Juan David Ortiz (born 1983) is an American spree killer, serial killer, and former Border Patrol agent. He murdered four women, all sex workers, in September 2018. He was caught and arrested after a potential victim escaped and alerted police.

Personal life
Ortiz was a member of the United States Border Patrol for ten years, where he worked as an intelligence operator. He is also a  United States Navy veteran. He had no reported disciplinary issues while he served. He and his wife had three children. He earned a bachelor's degree from American Military University and a master's degree from St.
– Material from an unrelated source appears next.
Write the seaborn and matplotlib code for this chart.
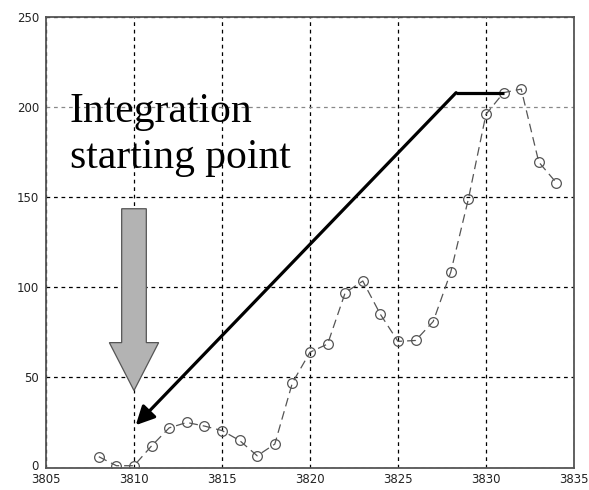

Mary's University in Texas.

The Sheriff's Chief Deputy said Ortiz planned to commit suicide by cop, stocking up on weapons and trying to goad police with his phone when arrested. In the hours before his arrest, he posted two goodbyes to people he knew on Facebook.

Arrest
On September 14, 2018, Erika Pena had escaped from Ortiz's vehicle after he threatened her with a gun. The shirtless Pena ran towards a state trooper who happened to be at the same gas station pumping gas. She relayed all of the information to the officer and named the perpetrator as David and provided the make and model of his car. A BOLO was then put out and officers later found David's car at a nearby convenience store while an unsuspecting David was inside. Once David saw the officers, he ran on foot to a nearby parking garage of the Ava Hotel where he was found in the bed of a truck and arrested.

Victims
Ortiz committed the following homicides:
Melissa Ramirez, 29, killed on September 3, 2018
Claudine Anne Luera, 42, killed on September 13, 2018
Guiselda Alicia Hernandez Cantu, 35, killed on September 15, 2018
Janelle Ortiz, 28, killed on September 15, 2018

He is also suspected of kidnapping another woman, who escaped. The five victims were sex workers, all women, one transgender. Ortiz confessed after his arrest that he had started killing on September 3 and that he personally knew the first two victims. He allegedly killed the other two on the morning of September 15 in the five hours between the assault on the escaped woman and his capture.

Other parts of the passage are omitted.